Thanks to the competition over the remaining blocks and the knowledge and experience the government acquired during the first round of licencing, further negotiations should be completed faster. The Cyprus Government has high it will complete the necessary infrastructure – including the pipelines and liquefaction plant – by 2018 and begin exporting natural gas by 2019.
In the meantime, as Cyprus looks forward to a day when its power plants can be run on the island’s own gas, rather than expensive imported liquid fuels, it is undertaking other initiatives to achieve its national energy and climate targets. The Renewable Energy Sources target is to supply 13% of the island’s energy by 2020: around 300MW of power will be generated by wind farms, 192MW will come from photovoltaic (PV) systems, 75MW from concentrated solar thermal plants and 17MW from biomass and biogas utilisation plants.

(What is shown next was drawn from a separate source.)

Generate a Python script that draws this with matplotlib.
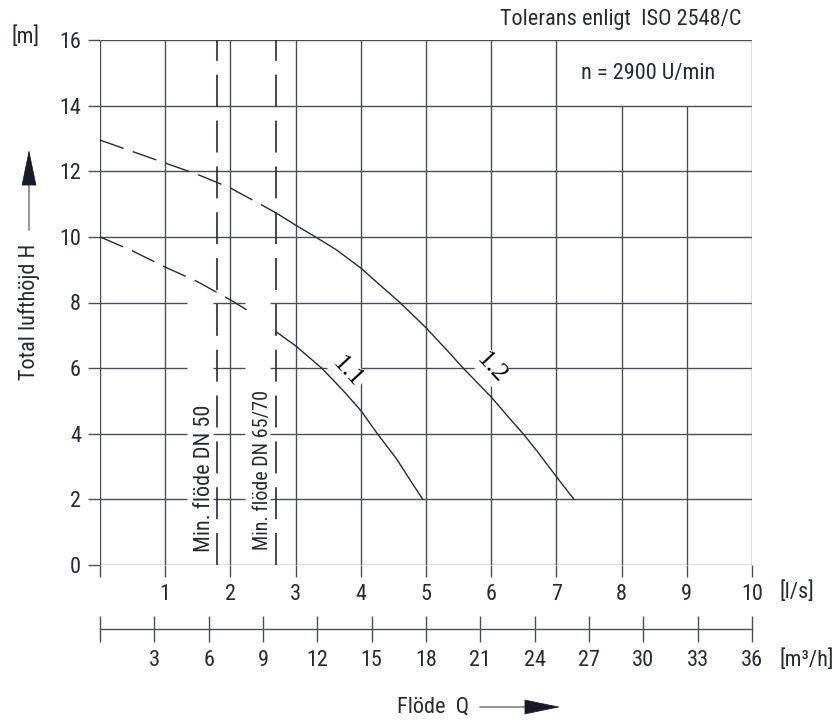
import numpy as np
import matplotlib
matplotlib.use("Agg")
import matplotlib.pyplot as plt
from matplotlib import font_manager as fm

# condensed sans like the original drawing; fall back to what exists
have = {f.name for f in fm.fontManager.ttflist}
narrow = next((n for n in ["Roboto Condensed", "Archivo Narrow", "Liberation Sans Narrow",
                           "Barlow Semi Condensed"] if n in have), "DejaVu Sans")
plt.rcParams['font.family'] = [narrow, 'DejaVu Sans']
plt.rcParams['lines.scale_dashes'] = False

# ---- data ----
flow_ls_ticks = list(range(0, 11))
flow_m3h_ticks = list(range(0, 37, 3))
head_ticks = list(range(0, 17, 2))

# curve 1.2 : dashed part below min flow, then solid
c12_dash_q = [0, 0.5, 1, 1.5, 2, 2.5, 2.7]
c12_dash_h = [12.95, 12.6, 12.25, 11.9, 11.49, 10.95, 10.73]
c12_q = [2.7, 3.0, 3.32, 3.63, 4.0, 4.29, 4.6, 5.0, 5.32, 5.57, 6.0, 6.29, 6.49, 6.7, 7.0, 7.27]
c12_h = [10.73, 10.36, 9.98, 9.60, 9.05, 8.54, 8.0, 7.23, 6.55, 6.0, 5.12, 4.45, 4.0, 3.48, 2.69, 2.0]

# curve 1.1
c11_dash_q = [0, 0.5, 1, 1.5, 1.8, 2, 2.33]
c11_dash_h = [10.0, 9.57, 9.08, 8.63, 8.3, 8.08, 7.68]
c11_q = [2.7, 3.0, 3.4, 3.7, 4.0, 4.24, 4.55, 4.75, 4.95]
c11_h = [7.11, 6.68, 6.0, 5.38, 4.71, 4.04, 3.23, 2.61, 2.0]

# minimum flow lines [l/s]
min_flow_q = [1.8, 2.7]
min_flow_labels = ["Min. flöde DN 50", "Min. flöde DN 65/70"]

W, H = 837, 723
ink = "#262a35"
grid_c = "#4a4d55"
px = 72 / 100  # points per pixel
fs = 16

fig = plt.figure(figsize=(W / 100, H / 100), dpi=100)
ax = fig.add_axes([100 / W, 158 / H, 652 / W, 525 / H])
ax.set_xlim(0, 10)
ax.set_ylim(0, 16)
for s in ax.spines.values():
    s.set_visible(False)

# ---- grid ----
lw_grid = 1.0
for q in flow_ls_ticks:
    top = 14 if q in (8, 9) else 16
    ax.vlines(q, 0, top, color=grid_c, lw=lw_grid, zorder=1)
# rows 2..8 have small breaks near the min-flow labels
breaks = [(1.33, 1.73), (2.22, 2.6)]
for h in head_ticks:
    if 2 <= h <= 8:
        starts = [0, breaks[0][1], breaks[1][1]]
        ends = [breaks[0][0], breaks[1][0], 10]
        ax.hlines([h] * 3, starts, ends, color=grid_c, lw=lw_grid, zorder=1)
    else:
        ax.hlines(h, 0, 10, color=grid_c, lw=lw_grid, zorder=1)

ax.vlines(min_flow_q, 0, 16, color=ink, lw=1.2, linestyles=[(0, (23, 10))], zorder=2)
ax.text(min_flow_q[0] - 0.19, 0.4, min_flow_labels[0], rotation=90, ha="center",
        va="bottom", fontsize=fs, color=ink)
ax.text(min_flow_q[1] - 0.21, 0.45, min_flow_labels[1], rotation=90, ha="center",
        va="bottom", fontsize=14.5, color=ink)

# ---- curves ----
dash = (0, (18, 7))
ax.plot(c12_dash_q, c12_dash_h, color=ink, lw=1.0, ls=dash, zorder=3)
ax.plot(c12_q, c12_h, color=ink, lw=1.0, zorder=3)
ax.plot(c11_dash_q, c11_dash_h, color=ink, lw=1.0, ls=dash, zorder=3)
ax.plot(c11_q, c11_h, color=ink, lw=1.0, zorder=3)

lbl_box = dict(fc="white", ec="none", pad=1)
ax.text(3.8, 5.88, "1.1", rotation=-47, ha="center", va="center", fontsize=19,
        family="Liberation Serif", color="black", bbox=lbl_box, zorder=2)
ax.text(6.0, 6.0, "1.2", rotation=-47, ha="center", va="center", fontsize=19,
        family="Liberation Serif", color="black", bbox=lbl_box, zorder=2)

ax.text(8.4, 14.97, "n = 2900 U/min", ha="center", va="center", fontsize=fs, color=ink)

# ---- ticks ----
ax.set_yticks(head_ticks)
ax.set_xticks(flow_ls_ticks)
ax.set_xticklabels([""] + [str(q) for q in flow_ls_ticks[1:]])
ax.tick_params(axis="both", direction="out", length=12 * px, width=lw_grid,
               color=grid_c, labelsize=fs, labelcolor=ink, pad=7 * px)

sec = ax.secondary_xaxis(-64 / 525, functions=(lambda q: q * 3.6, lambda m: m / 3.6))
sec.set_xticks(flow_m3h_ticks)
sec.set_xticklabels([""] + [str(m) for m in flow_m3h_ticks[1:]])
sec.spines["bottom"].set_color(grid_c)
sec.spines["bottom"].set_linewidth(lw_grid)
sec.tick_params(axis="x", direction="inout", length=26 * px, width=lw_grid,
                color=grid_c, labelsize=fs, labelcolor=ink, pad=8 * px)

# ---- units and titles ----
def ft(x, y, s, **kw):
    fig.text(x / W, 1 - y / H, s, fontsize=fs, color=ink, **kw)

ft(26, 37, "[m]", ha="center", va="center")
ft(742, 20, "Tolerans enligt  ISO 2548/C", ha="right", va="center")
ft(780, 592, "[l/s]", ha="left", va="center")
ft(780, 660, "[m³/h]", ha="left", va="center")
ft(29, 312, "Total lufthöjd H", rotation=90, ha="center", va="center")
ft(397, 707, "Flöde  Q", ha="left", va="center")

def arrow(x0, y0, x1, y1, xh, yh):
    # gray shaft then dark filled head
    ax.annotate("", xy=(xh / W, 1 - yh / H), xytext=(x0 / W, 1 - y0 / H),
                xycoords="figure fraction", annotation_clip=False,
                arrowprops=dict(arrowstyle="-", color="#8a8c90", lw=1.3,
                                shrinkA=0, shrinkB=0))
    ax.annotate("", xy=(x1 / W, 1 - y1 / H), xytext=(xh / W, 1 - yh / H),
                xycoords="figure fraction", annotation_clip=False,
                arrowprops=dict(arrowstyle="-|>,head_length=1.2,head_width=0.25",
                                mutation_scale=20, color="#151a26", lw=0.5,
                                shrinkA=0, shrinkB=0))

arrow(29, 230, 29, 150, 29, 184)
arrow(480, 707, 560, 707, 528, 707)

fig.savefig("out.png", dpi=100)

The island is in a strong position to build on its already high use of solar energy. Around 92% of households are equipped with solar water heaters and 53% of hotels have large systems of this kind. Cyprus is by far the highest user per capita of solar water heaters in Europe. Already four large PV parks have been connected to the national grid, generating 1,000,000 kWh.
With the natural gas sector still in an early development stage and with great potential in renewable energy, Cyprus offers dynamic and expanding investment opportunities. With these new developments Cyprus’ energy industry as a whole will need investors and partners in order to fulfil the island’s potential as a regional energy hub.